Résumons. Depuis qu’on a dit tout le bien que l’on pensait de la galaxie Apatow (cf. Chronic’art #39), En cloque, mode d’emploi a divisé public et critique (assassiné par Bayon dans Libé et estampillé néo-réac chez Technikart), on a vu le nouveau Farrelly (Les Femmes de ses rêves), le casting de Supergrave est passé chez Cauet et le film a dépassé les 120 millions de dollars de recettes aux Etats-Unis. Le Farrelly, on en reparlera au moment de la sortie, 1e 28 novembre 2007. Mais précisons déjà que le film a déçu, et que ce serait un vrai déchirement si notre appétit pour la comédie US d’aujourd’hui ne s’était déjà vu rassasié par le doublon Apatow. Supergrave n’est pas réalisé, mais seulement produit par Judd Apatow. Il n’en reste pas moins un pur produit maison, où éclate une fois de plus le talent laidback de la couvée – représenté par Seth Rogen, acteur et scénariste ici, révélé par Apatow dans la série Freaks & geeks, et tête d’affiche de En cloque. Qu’est-ce qui s’invente dans Supergrave, tout petit film, pour susciter ici pareil enthousiasme ? Pas grand chose et absolument tout. Et c’est probablement le principal mérite de cet objet adorablement humble, que de n’être qu’une high school comedy de plus, en même temps qu’une forme de synthèse du genre et son miroir inversé. Le script reprend, dans les grandes lignes, celui d’American Pie : une poignée de branleurs, 18 ans, toujours puceaux, parfaitement obsédés, concentrent toute leur énergie dans l’impérieuse nécessité de tirer leur crampe avant la remise des diplômes. Au commencement il y a donc un fabuleux trio de jeunes pousses, triple miroir du génie d’Apatow pour le casting : Michael Cera, bientôt à l’affiche du nouveau Harold Ramis, lui-même modèle d’Apatow ; Jonah Hill, avatar teenage de Rogen, et déjà scénariste d’une prochaine production Apatow, The Middle child ; Christopher Mintz-Plasse, alias « Mc Lovin », hilarante mascotte nerdy. A l’autre bout, gravée dans le marbre du teen movie, une fiesta alcoolisée en pavillon.

Mais l’essentiel se joue évidemment dans l’entre-deux, et pour passer de l’un à l’autre, il faut 1h52. 112 minutes, c’est long et c’est inhabituel. 112 minutes employées à prendre en charge, le plus sincèrement du monde, les clichés du film ado, et à recomposer patiemment son paysage.

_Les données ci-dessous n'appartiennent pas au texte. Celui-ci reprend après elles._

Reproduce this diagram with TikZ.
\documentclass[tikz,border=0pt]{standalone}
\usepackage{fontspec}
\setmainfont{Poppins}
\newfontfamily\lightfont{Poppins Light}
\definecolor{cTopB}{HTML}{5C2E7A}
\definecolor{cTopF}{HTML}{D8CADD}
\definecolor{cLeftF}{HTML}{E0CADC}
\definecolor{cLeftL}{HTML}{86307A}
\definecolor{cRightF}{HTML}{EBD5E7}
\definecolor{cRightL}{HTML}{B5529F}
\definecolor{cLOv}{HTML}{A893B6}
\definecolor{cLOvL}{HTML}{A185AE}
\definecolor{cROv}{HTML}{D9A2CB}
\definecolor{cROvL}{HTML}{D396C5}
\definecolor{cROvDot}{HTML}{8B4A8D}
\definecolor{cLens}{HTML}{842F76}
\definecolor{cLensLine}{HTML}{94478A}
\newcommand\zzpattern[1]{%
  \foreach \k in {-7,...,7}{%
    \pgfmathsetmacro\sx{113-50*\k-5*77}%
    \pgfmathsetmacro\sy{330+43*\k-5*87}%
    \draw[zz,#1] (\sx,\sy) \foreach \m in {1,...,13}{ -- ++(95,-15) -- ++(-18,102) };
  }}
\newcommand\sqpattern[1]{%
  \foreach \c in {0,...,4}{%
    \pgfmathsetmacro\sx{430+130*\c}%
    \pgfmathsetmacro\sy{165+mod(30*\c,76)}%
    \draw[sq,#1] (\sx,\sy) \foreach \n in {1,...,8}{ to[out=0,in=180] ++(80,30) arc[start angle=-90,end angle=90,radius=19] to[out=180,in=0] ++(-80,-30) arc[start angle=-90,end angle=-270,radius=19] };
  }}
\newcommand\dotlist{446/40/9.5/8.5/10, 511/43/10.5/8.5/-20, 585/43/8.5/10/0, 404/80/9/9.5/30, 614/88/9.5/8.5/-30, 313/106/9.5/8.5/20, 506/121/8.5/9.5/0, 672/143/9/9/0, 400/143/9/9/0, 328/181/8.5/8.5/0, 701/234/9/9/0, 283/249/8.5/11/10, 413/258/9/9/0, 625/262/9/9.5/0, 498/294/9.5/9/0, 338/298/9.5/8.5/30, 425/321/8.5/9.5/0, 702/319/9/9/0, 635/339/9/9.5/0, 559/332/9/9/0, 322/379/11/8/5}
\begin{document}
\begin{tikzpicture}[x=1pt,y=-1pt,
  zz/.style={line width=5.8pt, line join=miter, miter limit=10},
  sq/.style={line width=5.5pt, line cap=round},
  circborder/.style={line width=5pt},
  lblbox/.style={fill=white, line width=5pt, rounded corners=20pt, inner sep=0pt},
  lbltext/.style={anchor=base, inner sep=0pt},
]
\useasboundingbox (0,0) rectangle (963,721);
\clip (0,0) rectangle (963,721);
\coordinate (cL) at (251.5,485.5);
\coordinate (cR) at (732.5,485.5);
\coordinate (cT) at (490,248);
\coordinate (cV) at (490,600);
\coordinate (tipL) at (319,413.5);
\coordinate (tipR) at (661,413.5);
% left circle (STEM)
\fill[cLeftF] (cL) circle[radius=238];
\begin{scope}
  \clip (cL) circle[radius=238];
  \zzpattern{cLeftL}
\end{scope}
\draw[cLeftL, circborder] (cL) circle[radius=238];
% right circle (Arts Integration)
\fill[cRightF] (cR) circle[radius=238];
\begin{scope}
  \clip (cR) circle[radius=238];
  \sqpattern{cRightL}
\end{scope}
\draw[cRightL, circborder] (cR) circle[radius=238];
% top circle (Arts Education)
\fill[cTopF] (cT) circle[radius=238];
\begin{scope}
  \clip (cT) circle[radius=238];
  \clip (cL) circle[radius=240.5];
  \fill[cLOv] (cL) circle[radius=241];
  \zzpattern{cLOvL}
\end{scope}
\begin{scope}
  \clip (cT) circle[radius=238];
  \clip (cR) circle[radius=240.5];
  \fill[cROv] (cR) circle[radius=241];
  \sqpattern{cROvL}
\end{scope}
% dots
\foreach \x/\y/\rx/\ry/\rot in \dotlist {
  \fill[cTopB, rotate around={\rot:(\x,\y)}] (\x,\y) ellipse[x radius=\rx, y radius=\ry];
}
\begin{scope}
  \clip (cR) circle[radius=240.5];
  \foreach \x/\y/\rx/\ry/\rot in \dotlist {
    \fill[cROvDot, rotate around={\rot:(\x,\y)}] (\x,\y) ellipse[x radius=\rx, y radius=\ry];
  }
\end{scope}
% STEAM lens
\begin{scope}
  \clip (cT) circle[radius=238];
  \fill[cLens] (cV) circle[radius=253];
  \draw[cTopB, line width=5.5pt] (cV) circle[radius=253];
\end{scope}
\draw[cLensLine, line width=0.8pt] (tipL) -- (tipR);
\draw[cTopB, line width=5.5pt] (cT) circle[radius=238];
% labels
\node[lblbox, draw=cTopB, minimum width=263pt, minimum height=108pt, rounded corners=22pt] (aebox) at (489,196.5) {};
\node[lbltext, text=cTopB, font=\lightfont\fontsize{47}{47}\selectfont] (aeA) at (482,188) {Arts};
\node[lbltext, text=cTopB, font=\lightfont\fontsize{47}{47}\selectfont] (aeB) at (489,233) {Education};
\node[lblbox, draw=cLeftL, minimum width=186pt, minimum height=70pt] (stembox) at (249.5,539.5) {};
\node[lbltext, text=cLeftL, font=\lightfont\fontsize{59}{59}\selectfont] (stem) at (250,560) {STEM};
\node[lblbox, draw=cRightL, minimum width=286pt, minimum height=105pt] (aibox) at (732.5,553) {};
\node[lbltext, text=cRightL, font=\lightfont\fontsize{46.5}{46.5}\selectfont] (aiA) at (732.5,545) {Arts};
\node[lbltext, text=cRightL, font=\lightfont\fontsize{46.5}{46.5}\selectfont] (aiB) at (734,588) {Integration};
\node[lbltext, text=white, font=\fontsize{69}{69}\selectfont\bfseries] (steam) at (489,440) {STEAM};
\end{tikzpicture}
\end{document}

Moraliste (au moins autant qu’American Pie : ici aussi, l’amour sincère dépucelle mieux que la Budweiser) mais sans leçon de morale. A la mécanique édifiante, la méthode Apatow préfère la magie pure, fidèle à l’utopie un peu autiste développée dans 40 ans, toujours puceau : les binoclards et les grassouillets emballent les jolies meufs, et ça ne gratifie ni les premiers d’une promotion sociale, ni les secondes d’une leçon de tolérance. Chez Apatow, ils emballent juste comme ça, parce qu’ils sont trop chouettes. Et s’il est bien question d’apprentissage, comme dans tout le teen movie depuis John Hugues, c’est là aussi à la faveur de sorties de routes aussi incongrues que volontiers bouleversantes. A la moitié du film, Mc Lovin’ prend le large, pour une virée impromptue en compagnie d’un duo de flics bas du front joués par Seth Rogen et Bill Hader. Quelques tours de gags crétins pour la génération MySpace, puis la ligne se courbe, typique de la méthode Apatow, pour se replier dans une pause très belle où le relais s’organise entre les générations. Petits personnages, petits enjeux, mais ampleur et générosité du regard, une fois de plus.

« On veut du cul », braille l’affiche de Supergrave. En trouve-t-on, au bout du compte ? Pas plus qu’ordinairement chez Apatow : de 40 ans, toujours puceau à Supergrave, quoique l’on cherche, ce qu’on trouve, c’est d’abord un bon copain. Et si ça se finit bien sous la couette, point de fille dans le plumard, juste une jeune amitié virile qui se consolide, avant de se lever dans l’âge adulte. Eloge de l’amitié, rien de plus et rien de plus simple. Mais il y a la manière de le dire. Sous nos climats, on part le chercher autour d’une entrecôte dans les rires vieux d’une grappe de badernes hétéro-beaufs. C’est pourtant bien outre-Atlantique qu’il se tient dissimulé, nourri aux crackers et au poulet frit, le coeur des hommes.